* Start DATASET ENTRIES *
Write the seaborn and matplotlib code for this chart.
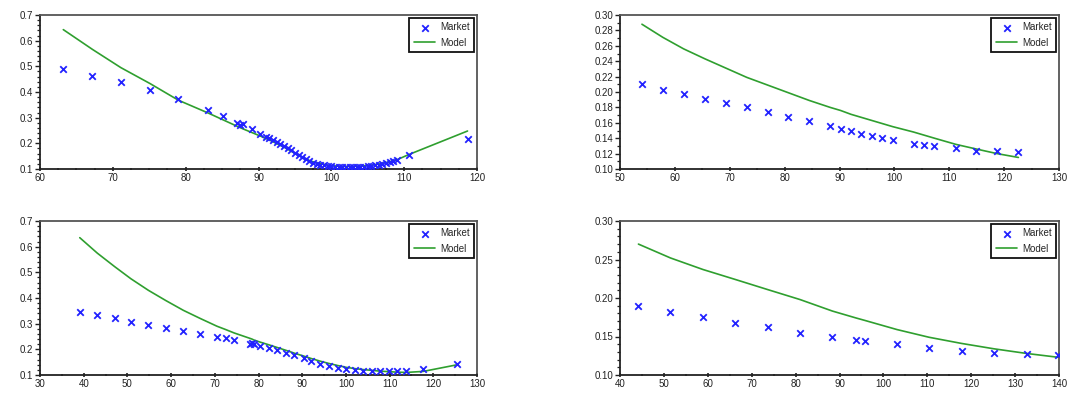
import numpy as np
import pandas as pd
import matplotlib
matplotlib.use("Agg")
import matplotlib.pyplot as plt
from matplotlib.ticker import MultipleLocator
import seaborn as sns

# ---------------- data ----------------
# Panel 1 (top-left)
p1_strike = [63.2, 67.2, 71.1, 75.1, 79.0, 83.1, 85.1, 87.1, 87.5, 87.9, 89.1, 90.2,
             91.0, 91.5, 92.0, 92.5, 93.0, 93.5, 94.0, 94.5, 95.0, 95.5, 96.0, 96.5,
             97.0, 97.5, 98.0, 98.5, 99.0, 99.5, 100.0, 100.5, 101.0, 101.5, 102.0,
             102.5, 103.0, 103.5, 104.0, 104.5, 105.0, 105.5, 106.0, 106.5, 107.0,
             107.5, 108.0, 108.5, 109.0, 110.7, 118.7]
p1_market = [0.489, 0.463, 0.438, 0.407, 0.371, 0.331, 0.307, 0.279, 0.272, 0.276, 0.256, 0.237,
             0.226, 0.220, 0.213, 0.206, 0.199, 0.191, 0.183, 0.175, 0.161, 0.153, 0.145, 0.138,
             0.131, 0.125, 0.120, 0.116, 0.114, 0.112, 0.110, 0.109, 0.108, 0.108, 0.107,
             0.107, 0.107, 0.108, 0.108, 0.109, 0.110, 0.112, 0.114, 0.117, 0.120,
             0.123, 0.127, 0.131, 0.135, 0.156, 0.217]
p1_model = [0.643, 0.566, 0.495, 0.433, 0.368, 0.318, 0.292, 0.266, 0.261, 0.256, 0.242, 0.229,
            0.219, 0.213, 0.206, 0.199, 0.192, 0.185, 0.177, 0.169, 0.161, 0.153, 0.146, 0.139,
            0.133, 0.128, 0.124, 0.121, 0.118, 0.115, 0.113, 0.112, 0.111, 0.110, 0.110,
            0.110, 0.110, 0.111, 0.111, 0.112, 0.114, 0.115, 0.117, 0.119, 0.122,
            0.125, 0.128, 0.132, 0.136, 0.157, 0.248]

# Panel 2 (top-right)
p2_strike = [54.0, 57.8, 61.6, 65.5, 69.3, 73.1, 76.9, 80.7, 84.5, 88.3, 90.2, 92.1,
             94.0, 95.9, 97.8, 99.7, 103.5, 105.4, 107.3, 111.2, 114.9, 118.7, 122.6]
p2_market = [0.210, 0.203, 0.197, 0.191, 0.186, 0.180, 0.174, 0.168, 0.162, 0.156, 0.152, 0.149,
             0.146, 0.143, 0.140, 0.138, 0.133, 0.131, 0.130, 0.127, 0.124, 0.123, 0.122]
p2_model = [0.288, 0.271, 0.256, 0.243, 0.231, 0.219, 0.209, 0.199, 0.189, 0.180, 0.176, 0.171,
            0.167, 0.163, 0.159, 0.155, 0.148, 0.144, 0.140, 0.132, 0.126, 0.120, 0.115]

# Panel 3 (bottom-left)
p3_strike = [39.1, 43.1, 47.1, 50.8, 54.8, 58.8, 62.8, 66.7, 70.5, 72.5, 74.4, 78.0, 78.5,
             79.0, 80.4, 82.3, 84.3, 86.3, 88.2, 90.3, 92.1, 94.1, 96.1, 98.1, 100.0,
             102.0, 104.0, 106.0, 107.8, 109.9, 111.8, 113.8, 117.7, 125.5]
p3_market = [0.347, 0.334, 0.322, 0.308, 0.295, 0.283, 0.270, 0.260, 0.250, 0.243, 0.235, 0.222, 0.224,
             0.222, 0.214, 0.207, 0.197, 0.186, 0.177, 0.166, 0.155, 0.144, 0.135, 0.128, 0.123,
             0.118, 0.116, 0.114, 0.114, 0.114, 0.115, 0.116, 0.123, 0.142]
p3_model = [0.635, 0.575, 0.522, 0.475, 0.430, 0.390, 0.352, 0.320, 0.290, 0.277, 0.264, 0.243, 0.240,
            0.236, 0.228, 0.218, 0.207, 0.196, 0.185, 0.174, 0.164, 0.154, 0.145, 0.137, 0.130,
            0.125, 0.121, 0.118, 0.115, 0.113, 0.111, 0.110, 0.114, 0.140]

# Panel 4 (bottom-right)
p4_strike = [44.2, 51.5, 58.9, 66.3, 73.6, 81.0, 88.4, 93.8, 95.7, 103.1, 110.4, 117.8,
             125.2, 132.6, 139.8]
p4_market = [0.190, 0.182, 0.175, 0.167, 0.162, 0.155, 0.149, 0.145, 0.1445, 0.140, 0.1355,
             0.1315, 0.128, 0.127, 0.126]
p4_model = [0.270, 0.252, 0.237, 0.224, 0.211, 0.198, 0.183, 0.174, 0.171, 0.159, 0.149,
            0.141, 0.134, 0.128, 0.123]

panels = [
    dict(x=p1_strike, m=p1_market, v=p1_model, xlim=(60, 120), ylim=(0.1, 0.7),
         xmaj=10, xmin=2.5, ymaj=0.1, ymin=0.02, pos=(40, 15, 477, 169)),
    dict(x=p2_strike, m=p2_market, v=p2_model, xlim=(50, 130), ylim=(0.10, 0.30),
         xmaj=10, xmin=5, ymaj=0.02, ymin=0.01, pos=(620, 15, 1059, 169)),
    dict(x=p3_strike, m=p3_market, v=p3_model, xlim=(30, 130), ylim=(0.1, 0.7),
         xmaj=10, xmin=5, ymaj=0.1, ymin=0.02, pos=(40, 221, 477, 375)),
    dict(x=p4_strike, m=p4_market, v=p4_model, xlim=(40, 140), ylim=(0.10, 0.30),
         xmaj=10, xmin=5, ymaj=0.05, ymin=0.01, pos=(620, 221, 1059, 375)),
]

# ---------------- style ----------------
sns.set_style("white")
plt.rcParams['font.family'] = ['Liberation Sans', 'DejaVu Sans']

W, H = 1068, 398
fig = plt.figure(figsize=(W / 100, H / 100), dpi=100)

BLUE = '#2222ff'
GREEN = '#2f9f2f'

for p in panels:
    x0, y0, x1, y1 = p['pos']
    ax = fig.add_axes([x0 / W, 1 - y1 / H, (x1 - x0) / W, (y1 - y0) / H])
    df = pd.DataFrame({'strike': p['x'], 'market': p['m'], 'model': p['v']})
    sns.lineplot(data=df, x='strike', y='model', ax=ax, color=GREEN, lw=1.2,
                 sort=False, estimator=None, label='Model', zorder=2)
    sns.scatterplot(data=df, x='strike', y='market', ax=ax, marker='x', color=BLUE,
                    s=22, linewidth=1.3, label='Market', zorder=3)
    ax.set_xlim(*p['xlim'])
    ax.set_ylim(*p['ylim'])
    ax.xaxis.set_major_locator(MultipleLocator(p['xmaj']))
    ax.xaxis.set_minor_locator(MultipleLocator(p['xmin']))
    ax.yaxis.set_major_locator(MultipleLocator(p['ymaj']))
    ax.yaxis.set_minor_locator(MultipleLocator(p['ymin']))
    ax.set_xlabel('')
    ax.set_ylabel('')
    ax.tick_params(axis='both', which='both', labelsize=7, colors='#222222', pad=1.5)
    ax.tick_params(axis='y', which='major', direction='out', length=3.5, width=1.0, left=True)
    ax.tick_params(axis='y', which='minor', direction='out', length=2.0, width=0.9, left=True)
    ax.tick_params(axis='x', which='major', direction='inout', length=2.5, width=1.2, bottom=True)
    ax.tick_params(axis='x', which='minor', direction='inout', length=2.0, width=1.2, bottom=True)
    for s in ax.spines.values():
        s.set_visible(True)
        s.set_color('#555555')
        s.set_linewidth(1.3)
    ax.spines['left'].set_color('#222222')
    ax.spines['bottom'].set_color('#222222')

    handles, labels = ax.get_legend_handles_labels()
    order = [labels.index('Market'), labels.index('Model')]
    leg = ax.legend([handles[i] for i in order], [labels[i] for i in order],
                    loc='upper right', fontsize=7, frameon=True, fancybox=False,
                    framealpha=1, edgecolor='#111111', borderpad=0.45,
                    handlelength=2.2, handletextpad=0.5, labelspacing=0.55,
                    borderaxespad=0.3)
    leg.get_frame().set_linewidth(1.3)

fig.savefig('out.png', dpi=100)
* End DATASET ENTRIES *
* Start DATASET ENTRIES *
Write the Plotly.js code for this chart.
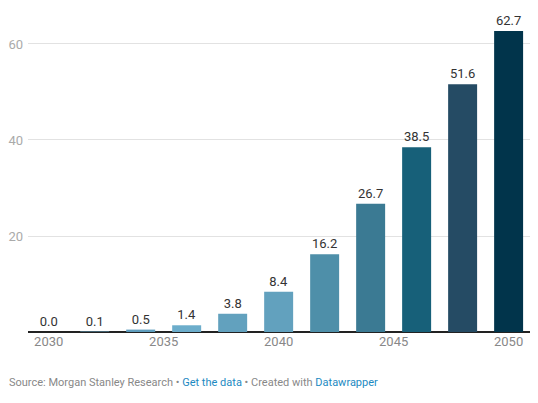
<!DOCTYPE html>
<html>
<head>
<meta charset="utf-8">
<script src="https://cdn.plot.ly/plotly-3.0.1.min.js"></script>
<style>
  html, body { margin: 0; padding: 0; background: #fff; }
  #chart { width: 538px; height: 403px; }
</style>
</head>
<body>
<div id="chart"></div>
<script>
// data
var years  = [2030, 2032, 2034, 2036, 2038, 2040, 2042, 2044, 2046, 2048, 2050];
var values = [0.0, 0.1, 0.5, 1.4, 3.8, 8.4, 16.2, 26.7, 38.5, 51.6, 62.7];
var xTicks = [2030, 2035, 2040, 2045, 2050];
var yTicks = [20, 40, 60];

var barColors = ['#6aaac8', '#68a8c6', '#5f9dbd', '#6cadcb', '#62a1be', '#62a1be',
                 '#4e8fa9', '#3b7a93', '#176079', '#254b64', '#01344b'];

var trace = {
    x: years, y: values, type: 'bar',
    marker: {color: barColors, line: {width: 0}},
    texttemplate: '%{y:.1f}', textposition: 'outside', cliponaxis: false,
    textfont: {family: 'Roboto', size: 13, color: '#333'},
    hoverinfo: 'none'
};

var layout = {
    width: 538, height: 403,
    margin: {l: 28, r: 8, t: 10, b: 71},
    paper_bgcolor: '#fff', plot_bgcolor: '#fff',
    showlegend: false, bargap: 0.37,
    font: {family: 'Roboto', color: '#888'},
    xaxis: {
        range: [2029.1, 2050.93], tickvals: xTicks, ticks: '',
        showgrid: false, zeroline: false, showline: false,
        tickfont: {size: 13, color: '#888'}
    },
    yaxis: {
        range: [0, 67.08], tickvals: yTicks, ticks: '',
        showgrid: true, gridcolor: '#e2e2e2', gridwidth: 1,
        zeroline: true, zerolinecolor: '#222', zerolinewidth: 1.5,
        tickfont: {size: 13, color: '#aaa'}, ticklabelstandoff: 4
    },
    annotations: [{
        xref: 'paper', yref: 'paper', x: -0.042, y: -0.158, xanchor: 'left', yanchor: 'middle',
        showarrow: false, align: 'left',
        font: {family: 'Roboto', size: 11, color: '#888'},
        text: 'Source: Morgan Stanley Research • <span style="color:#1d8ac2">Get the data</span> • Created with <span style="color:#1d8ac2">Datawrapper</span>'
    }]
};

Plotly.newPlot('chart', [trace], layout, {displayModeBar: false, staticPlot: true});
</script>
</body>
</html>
* End DATASET ENTRIES *
* Start DATASET ENTRIES *
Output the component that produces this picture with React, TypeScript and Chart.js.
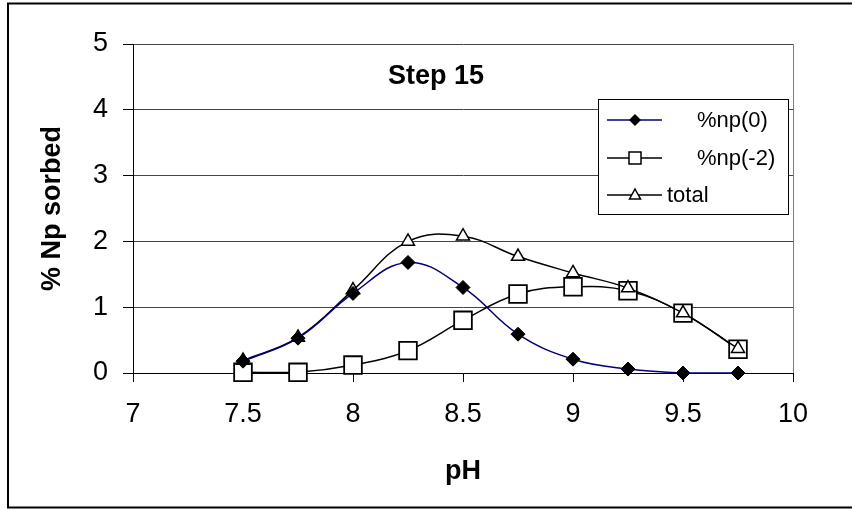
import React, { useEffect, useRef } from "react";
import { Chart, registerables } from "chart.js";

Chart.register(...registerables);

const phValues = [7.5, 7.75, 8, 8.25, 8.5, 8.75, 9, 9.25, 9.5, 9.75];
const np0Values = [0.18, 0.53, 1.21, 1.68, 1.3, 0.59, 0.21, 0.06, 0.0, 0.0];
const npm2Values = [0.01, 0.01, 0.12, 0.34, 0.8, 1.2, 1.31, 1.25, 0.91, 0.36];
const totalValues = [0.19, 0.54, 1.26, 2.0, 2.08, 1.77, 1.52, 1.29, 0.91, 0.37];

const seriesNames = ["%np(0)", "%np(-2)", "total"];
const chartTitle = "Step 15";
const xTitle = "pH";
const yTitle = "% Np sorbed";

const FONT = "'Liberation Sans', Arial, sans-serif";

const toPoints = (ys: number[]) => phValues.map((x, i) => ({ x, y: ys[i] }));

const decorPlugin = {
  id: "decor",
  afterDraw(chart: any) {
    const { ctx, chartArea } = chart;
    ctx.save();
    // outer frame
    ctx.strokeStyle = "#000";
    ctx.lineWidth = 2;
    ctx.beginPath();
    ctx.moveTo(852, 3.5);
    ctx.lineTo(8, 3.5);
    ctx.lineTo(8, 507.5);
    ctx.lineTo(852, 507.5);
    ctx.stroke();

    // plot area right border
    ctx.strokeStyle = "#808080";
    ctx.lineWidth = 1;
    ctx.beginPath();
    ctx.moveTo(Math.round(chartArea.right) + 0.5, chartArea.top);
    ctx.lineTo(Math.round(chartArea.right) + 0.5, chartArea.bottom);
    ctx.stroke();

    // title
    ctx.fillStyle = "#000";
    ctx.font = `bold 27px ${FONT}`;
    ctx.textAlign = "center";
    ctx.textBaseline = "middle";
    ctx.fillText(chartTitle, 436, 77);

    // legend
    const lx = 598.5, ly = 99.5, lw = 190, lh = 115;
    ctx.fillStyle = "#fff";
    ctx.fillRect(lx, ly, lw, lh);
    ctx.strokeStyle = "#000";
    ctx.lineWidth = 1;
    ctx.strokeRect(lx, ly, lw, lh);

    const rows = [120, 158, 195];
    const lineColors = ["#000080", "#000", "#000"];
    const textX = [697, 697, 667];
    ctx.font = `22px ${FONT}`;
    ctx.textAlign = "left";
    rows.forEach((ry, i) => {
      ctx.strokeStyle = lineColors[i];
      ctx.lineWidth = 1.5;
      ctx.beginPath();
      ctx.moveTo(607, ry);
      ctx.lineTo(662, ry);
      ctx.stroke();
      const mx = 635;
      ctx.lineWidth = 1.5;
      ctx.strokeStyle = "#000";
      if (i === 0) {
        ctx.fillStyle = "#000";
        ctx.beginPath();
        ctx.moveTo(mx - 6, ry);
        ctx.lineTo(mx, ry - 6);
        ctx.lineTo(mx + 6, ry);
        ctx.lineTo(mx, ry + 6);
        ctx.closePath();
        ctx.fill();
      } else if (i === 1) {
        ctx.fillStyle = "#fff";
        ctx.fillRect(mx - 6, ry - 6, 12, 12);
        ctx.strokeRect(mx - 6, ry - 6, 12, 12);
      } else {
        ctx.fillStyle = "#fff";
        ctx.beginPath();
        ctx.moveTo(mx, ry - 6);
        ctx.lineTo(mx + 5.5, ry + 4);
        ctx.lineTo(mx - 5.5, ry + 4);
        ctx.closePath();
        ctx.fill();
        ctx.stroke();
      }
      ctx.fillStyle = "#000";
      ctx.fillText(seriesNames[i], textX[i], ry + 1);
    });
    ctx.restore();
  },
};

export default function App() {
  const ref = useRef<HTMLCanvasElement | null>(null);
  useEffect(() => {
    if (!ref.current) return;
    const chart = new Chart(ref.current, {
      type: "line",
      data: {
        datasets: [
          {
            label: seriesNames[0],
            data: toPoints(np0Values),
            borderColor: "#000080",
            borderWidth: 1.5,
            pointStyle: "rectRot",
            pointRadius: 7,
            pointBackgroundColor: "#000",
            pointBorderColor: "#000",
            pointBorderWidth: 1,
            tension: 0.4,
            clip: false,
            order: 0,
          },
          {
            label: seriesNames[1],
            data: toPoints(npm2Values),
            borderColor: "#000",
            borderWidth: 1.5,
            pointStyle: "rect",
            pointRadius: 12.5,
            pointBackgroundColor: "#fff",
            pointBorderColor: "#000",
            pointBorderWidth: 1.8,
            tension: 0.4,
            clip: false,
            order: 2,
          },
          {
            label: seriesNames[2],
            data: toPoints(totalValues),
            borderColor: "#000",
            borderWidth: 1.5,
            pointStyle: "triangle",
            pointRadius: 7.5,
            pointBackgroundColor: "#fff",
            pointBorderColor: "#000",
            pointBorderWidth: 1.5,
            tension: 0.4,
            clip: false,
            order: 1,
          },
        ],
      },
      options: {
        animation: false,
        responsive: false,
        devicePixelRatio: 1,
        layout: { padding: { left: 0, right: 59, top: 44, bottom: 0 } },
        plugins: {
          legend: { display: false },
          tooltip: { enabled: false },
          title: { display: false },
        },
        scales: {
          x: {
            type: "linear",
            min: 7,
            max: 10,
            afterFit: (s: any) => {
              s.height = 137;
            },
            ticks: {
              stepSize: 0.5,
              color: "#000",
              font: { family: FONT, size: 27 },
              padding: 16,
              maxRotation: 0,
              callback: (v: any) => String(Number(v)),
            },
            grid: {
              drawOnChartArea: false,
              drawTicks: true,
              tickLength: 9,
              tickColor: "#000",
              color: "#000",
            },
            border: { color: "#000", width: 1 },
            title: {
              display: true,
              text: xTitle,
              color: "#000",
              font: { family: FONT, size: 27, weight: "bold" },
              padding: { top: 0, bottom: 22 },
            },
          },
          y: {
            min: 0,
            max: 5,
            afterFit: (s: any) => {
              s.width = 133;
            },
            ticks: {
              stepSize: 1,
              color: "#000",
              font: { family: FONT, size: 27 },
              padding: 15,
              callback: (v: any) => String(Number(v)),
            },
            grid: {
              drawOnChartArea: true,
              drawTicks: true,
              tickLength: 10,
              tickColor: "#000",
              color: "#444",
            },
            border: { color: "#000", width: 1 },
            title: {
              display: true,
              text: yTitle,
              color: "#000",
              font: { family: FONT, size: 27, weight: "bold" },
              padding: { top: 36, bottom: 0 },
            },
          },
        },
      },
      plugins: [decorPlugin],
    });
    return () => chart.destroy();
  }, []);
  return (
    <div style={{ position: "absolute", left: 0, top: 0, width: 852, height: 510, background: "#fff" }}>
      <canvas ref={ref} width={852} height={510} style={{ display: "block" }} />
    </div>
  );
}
* End DATASET ENTRIES *
▶ PROBLEM: Go back to the lines above and output, exactly as they stand, the ones from the line containing "Write the seaborn" to the line containing "import seaborn as sns". Leave all pictures behind.

▶ FULL OUTPUT:
Write the seaborn and matplotlib code for this chart.
import numpy as np
import pandas as pd
import matplotlib
matplotlib.use("Agg")
import matplotlib.pyplot as plt
from matplotlib.ticker import MultipleLocator
import seaborn as sns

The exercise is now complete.